1536年、氏輝と次男も相次いで没すると、出家していた三男の今川義元を還俗させ、家督を継がせた。
氏親の側室の子である玄広恵探(げんこう・えたん 本名不明)はそれに異を唱え挙兵したが、義元に敗れ自害に追い込まれた。
その際に寿桂尼は玄広恵探の側に付いたとする異説もある。
1560年、義元が桶狭間の戦いで織田信長に討たれると、家中の動揺を収めるため寿桂尼は国政に復帰し、義元の子で家督を継いだ今川氏真(うじざね)を後見した。
しかし屋台骨を失った今川家の凋落は覆し難く、1568年に寿桂尼も没すると、同年12月に武田信玄は同盟を破棄し今川領内への侵攻を始めた。

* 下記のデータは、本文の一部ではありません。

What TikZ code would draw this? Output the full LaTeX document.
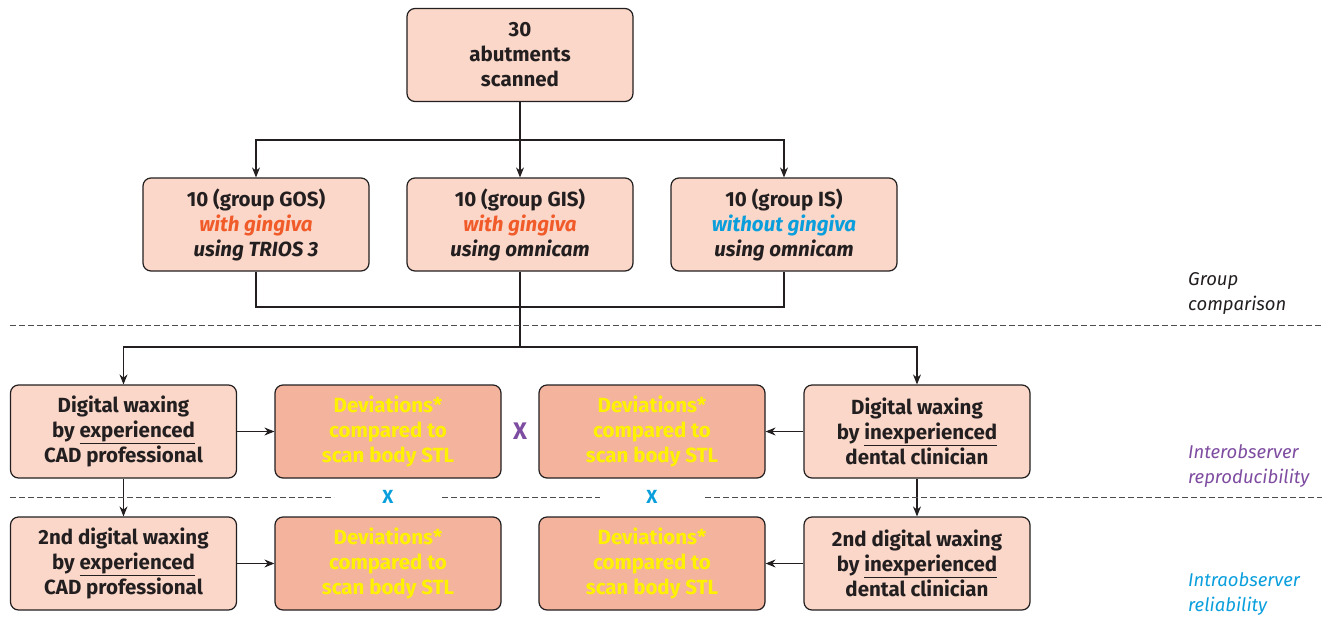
\documentclass[tikz,border=0pt]{standalone}
\usepackage{fontspec}
\setmainfont{Fira Sans}
\usetikzlibrary{arrows.meta}
\definecolor{boxfill}{HTML}{FAD7C8}
\definecolor{devfill}{HTML}{F4B39C}
\definecolor{devtext}{HTML}{FFF200}
\definecolor{orangered}{HTML}{F15A29}
\definecolor{skyblue}{HTML}{0A9FDC}
\definecolor{purp}{HTML}{7E4CA0}
\definecolor{ink}{HTML}{231F20}
\begin{document}
\begin{tikzpicture}[x=1pt,y=-1pt,
  box/.style={draw=ink,line width=1.2pt,rounded corners=8pt,fill=boxfill,minimum width=226pt,minimum height=93pt,align=center,inner sep=0pt,text=ink,font=\fontsize{20.5}{25}\selectfont\bfseries},
  devbox/.style={box,fill=devfill,text=devtext},
  conn/.style={draw=ink,line width=1.1pt},
  arr/.style={conn,-{Stealth[length=10pt,width=8pt]}},
  sep/.style={draw=ink!80,line width=1pt,dash pattern=on 6pt off 3pt},
  side/.style={align=left,anchor=west,font=\fontsize{18.5}{25}\selectfont\itshape,inner sep=0pt}
]
\useasboundingbox (0,0) rectangle (1326,622);
% top
\node[box] (top) at (520,55) {30\\abutments\\scanned};
\node[box] (gos) at (256,224.5) {10 (group GOS)\\\textcolor{orangered}{\itshape with gingiva}\\\itshape using TRIOS 3};
\node[box] (gis) at (520,224.5) {10 (group GIS)\\\textcolor{orangered}{\itshape with gingiva}\\\itshape using omnicam};
\node[box] (is) at (784,224.5) {10 (group IS)\\\textcolor{skyblue}{\itshape without gingiva}\\\itshape using omnicam};
% row 2
\node[box] (exp1) at (123.5,431.5) {Digital waxing\\by \underline{experienced}\\CAD professional};
\node[devbox] (dev1) at (388,431.5) {Deviations*\\compared to\\scan body STL};
\node[devbox] (dev2) at (652,431.5) {Deviations*\\compared to\\scan body STL};
\node[box] (inx1) at (917,431.5) {Digital waxing\\by \underline{inexperienced}\\dental clinician};
% row 3
\node[box] (exp2) at (123.5,563.5) {2nd digital waxing\\by \underline{experienced}\\CAD professional};
\node[devbox] (dev3) at (388,563.5) {Deviations*\\compared to\\scan body STL};
\node[devbox] (dev4) at (652,563.5) {Deviations*\\compared to\\scan body STL};
\node[box] (inx2) at (917,563.5) {2nd digital waxing\\by \underline{inexperienced}\\dental clinician};
% X markers
\node[text=purp,font=\fontsize{24}{28}\selectfont\bfseries] (xp) at (520,431) {X};
\node[text=skyblue,font=\fontsize{19}{22}\selectfont\bfseries] (xb1) at (388,497) {X};
\node[text=skyblue,font=\fontsize{19}{22}\selectfont\bfseries] (xb2) at (652,497) {X};
% side labels
\node[side,text=ink] (lg) at (1188,294) {Group\\comparison};
\node[side,text=purp] (li) at (1188,466) {Interobserver\\reproducibility};
\node[side,text=skyblue] (lr) at (1188,594) {Intraobserver\\reliability};
% coordinates
\coordinate (j1) at (520,140);
\coordinate (j2) at (520,307);
\coordinate (j3) at (520,347);
% connectors top
\draw[conn] (top.south) -- (j1);
\draw[arr] (j1) -| (gos.north);
\draw[arr] (j1) -- (gis.north);
\draw[arr] (j1) -| (is.north);
% merge
\draw[conn] (gos.south) |- (j2) -| (is.south);
\draw[conn] (gis.south) -- (j3);
\draw[arr] (j3) -| (exp1.north);
\draw[arr] (j3) -| (inx1.north);
% row arrows
\draw[arr] (exp1.east) -- (dev1.west);
\draw[arr] (inx1.west) -- (dev2.east);
\draw[arr] (exp2.east) -- (dev3.west);
\draw[arr] (inx2.west) -- (dev4.east);
\draw[arr] (exp1.south) -- (exp2.north);
\draw[arr] (inx1.south) -- (inx2.north);
% dashed separators
\coordinate (d1a) at (10,325); \coordinate (d1b) at (1322,325);
\draw[sep] (d1a) -- (d1b);
\coordinate (d2a) at (10,497); \coordinate (d2b) at (334,497);
\coordinate (d2c) at (442,497); \coordinate (d2d) at (600,497);
\coordinate (d2e) at (705,497); \coordinate (d2f) at (1322,497);
\draw[sep] (d2a) -- (d2b);
\draw[sep] (d2c) -- (d2d);
\draw[sep] (d2e) -- (d2f);
\end{tikzpicture}
\end{document}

信玄は公卿の娘を妻に迎えているが、それを仲介したのは寿桂尼であるとも言われており、彼女の死は同時に武田家との手切れも意味していたのである。
寿桂尼は「死しても今川の守護たらん」と望み、館の東北、鬼門の方角にある寺に葬られた。年齢は70~80歳代と推測される。
しかし没後わずか1年で氏真は駿河を捨て遠江に逃れ、かつて家臣だった徳川家康に降伏し、戦国大名としての今川家は滅びるのであった。
公家の娘に生まれ蝶よ花よと何不自由なく育てられただろう彼女が、夫と子供の窮地に一念発起し国政を取り仕切る、その勇姿は「母は強し」という言葉を思い出させずにいられない。